Jerusalem

I missed out on seeing Jez Butterworth’s acclaimed play Jerusalem a few years ago when it played at the Royal Court and later transferred to the West End. So I was pleased to discover that the play was being revived at the Lost Theatre in south London. Following a day in the life of Johnny “Rooster” Byron, a role originally played by Mark Rylance, the play weaves together the down-at-heel, drug and alcohol-infused life of Johnny and his friends with tall tales and William Blake references to create a modern, lyrical view of England that doesn’t shy away from unpleasantness.

Ryan Davies has big shoes to fill as Johnny, but he is superb right from the beginning, emerging hungover from his caravan to down a disgusting “cure” and refresh himself with a line of drugs. He is excellent as the swaggering, self-aggrandising soul of the party as well as the tender father to a young son, displaying a powerful vulnerability as his life crumbles around him.

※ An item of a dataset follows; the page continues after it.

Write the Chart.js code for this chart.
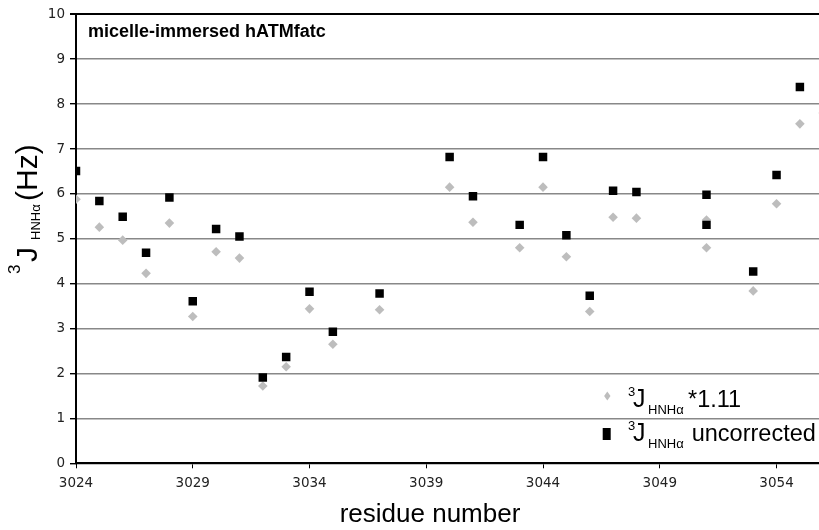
<!DOCTYPE html>
<html>
<head>
<meta charset="utf-8">
<script src="https://cdn.jsdelivr.net/npm/chart.js@4/dist/chart.umd.min.js"></script>
<style>
  html, body { margin: 0; padding: 0; background: #fff; overflow: hidden; }
  #wrap { width: 860px; height: 530px; }
</style>
</head>
<body>
<div id="wrap"><canvas id="chart" width="860" height="530"></canvas></div>
<script>
// residue numbers and measured coupling constants (Hz)
const residues     = [3024, 3025, 3026, 3027, 3028, 3029, 3030, 3031, 3032, 3033, 3034, 3035, 3037, 3040, 3041, 3043, 3044, 3045, 3046, 3047, 3048, 3051, 3051, 3053, 3054, 3055, 3056];
const jScaled      = [5.88, 5.26, 4.97, 4.23, 5.35, 3.27, 4.71, 4.57, 1.72, 2.15, 3.44, 2.65, 3.42, 6.15, 5.37, 4.80, 6.15, 4.60, 3.38, 5.48, 5.46, 5.42, 4.80, 3.84, 5.78, 7.56, 7.80];
const jUncorrected = [6.51, 5.84, 5.49, 4.69, 5.92, 3.61, 5.22, 5.05, 1.91, 2.37, 3.82, 2.93, 3.78, 6.82, 5.95, 5.31, 6.82, 5.08, 3.73, 6.07, 6.04, 5.98, 5.31, 4.27, 6.42, 8.38, null];

const xTicks = [3024, 3029, 3034, 3039, 3044, 3049, 3054];
const xMin = 3024, xMax = 3057;
const yMin = 0, yMax = 10;

const GRAY = '#bdbdbd';
const SANS = '"Liberation Sans", Arial, sans-serif';
const TICK_FONT = { family: '"DejaVu Sans", Verdana, sans-serif', size: 13.5 };

function points(ys) {
  return residues.map((x, i) => ({ x: x, y: ys[i] })).filter(p => p.y !== null);
}

// draws a run of text pieces (with sub/superscripts) starting at x,y
function drawRuns(ctx, x, y, runs) {
  runs.forEach(r => {
    ctx.font = r.font;
    ctx.fillText(r.text, x + r.dx, y + r.dy);
  });
}

const textPlugin = {
  id: 'labels',
  afterDraw(chart) {
    const ctx = chart.ctx;
    ctx.save();
    ctx.fillStyle = '#000';
    ctx.textAlign = 'left';
    ctx.textBaseline = 'alphabetic';

    // title inside plot
    ctx.font = 'bold 18px ' + SANS;
    ctx.fillText('micelle-immersed hATMfatc', 88, 36.7);

    // x axis title
    ctx.font = '26px ' + SANS;
    ctx.textAlign = 'center';
    ctx.fillText('residue number', 430, 522);
    ctx.textAlign = 'left';

    // y axis title, rotated
    ctx.save();
    ctx.translate(37, 274);
    ctx.rotate(-Math.PI / 2);
    drawRuns(ctx, 0, 0, [
      { text: '3', font: '17px ' + SANS, dx: 0, dy: -17 },
      { text: 'J', font: '30px ' + SANS, dx: 12, dy: 0 },
      { text: 'HNHα', font: '13px ' + SANS, dx: 34, dy: 3 },
      { text: '(Hz)', font: '30px ' + SANS, dx: 73, dy: 0 }
    ]);
    ctx.restore();

    // legend
    const ds = chart.data.datasets;
    ctx.fillStyle = ds[0].backgroundColor;
    ctx.beginPath();
    ctx.moveTo(607.3, 391.5);
    ctx.lineTo(610.5, 396);
    ctx.lineTo(607.3, 400.5);
    ctx.lineTo(604.1, 396);
    ctx.closePath();
    ctx.fill();
    ctx.fillStyle = ds[1].backgroundColor;
    ctx.fillRect(602.7, 428, 8, 12);

    ctx.fillStyle = '#000';
    const rows = [
      { y: 406.7, tail: '*1.11', tx: 688 },
      { y: 440.7, tail: 'uncorrected', tx: 691.7 }
    ];
    rows.forEach(row => {
      drawRuns(ctx, 628, row.y, [
        { text: '3', font: '13px ' + SANS, dx: 0, dy: -10.5 },
        { text: 'J', font: '25px ' + SANS, dx: 5, dy: 0 },
        { text: 'HNHα', font: '13px ' + SANS, dx: 20, dy: 7.6 },
        { text: row.tail, font: '23.5px ' + SANS, dx: row.tx - 628, dy: 0 }
      ]);
    });
    ctx.restore();
  }
};

new Chart(document.getElementById('chart'), {
  type: 'scatter',
  data: {
    datasets: [
      {
        label: '3J HNHα *1.11',
        data: points(jScaled),
        backgroundColor: GRAY,
        borderWidth: 0,
        pointStyle: 'rectRot',
        pointRadius: 4.8,
        order: 2
      },
      {
        label: '3J HNHα uncorrected',
        data: points(jUncorrected),
        backgroundColor: '#000',
        borderWidth: 0,
        pointStyle: 'rect',
        pointRadius: 6,
        order: 1
      }
    ]
  },
  options: {
    responsive: false,
    animation: false,
    events: [],
    layout: { padding: { left: 0, top: 14.3, right: 13.4, bottom: 0 } },
    plugins: {
      legend: { display: false },
      tooltip: { enabled: false }
    },
    scales: {
      x: {
        type: 'linear',
        min: xMin,
        max: xMax,
        afterBuildTicks: scale => { scale.ticks = xTicks.map(v => ({ value: v })); },
        afterFit: scale => { scale.height = 66.7; },
        border: { color: '#000', width: 2 },
        grid: { drawOnChartArea: false, drawTicks: true, tickLength: 5, tickColor: '#000' },
        ticks: { font: TICK_FONT, color: '#222', padding: 7, maxRotation: 0, callback: v => String(v) }
      },
      y: {
        min: yMin,
        max: yMax,
        afterFit: scale => { scale.width = 76; },
        border: { color: '#000', width: 2 },
        grid: {
          color: c => c.tick && c.tick.value === yMax ? '#000' : '#888888',
          lineWidth: c => c.tick && c.tick.value === yMax ? 2 : 1.4,
          drawTicks: true,
          tickLength: 6,
          tickColor: '#000'
        },
        ticks: { stepSize: 1, font: TICK_FONT, color: '#222', padding: 5 }
      }
    }
  },
  plugins: [textPlugin]
});
</script>
</body>
</html>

The play has a large supporting cast who do a great job, from Mitchell Fisher as Johnny’s friend Ginger to Richard Holliday as a delightfully eccentric elderly professor. Oliver Hewett is excellent as pub landlord Wesley, coerced into morris dancing at the village fair.

The intricate set by Mark Magill is very well done and really makes you feel at home with the characters, while director Jack Bowman has paced the production so that the running time of over three hours practically flew by. The production managed to convince me that this is a superb play, not just a star vehicle for a well-known actor, and I’m very glad I made the effort to attend.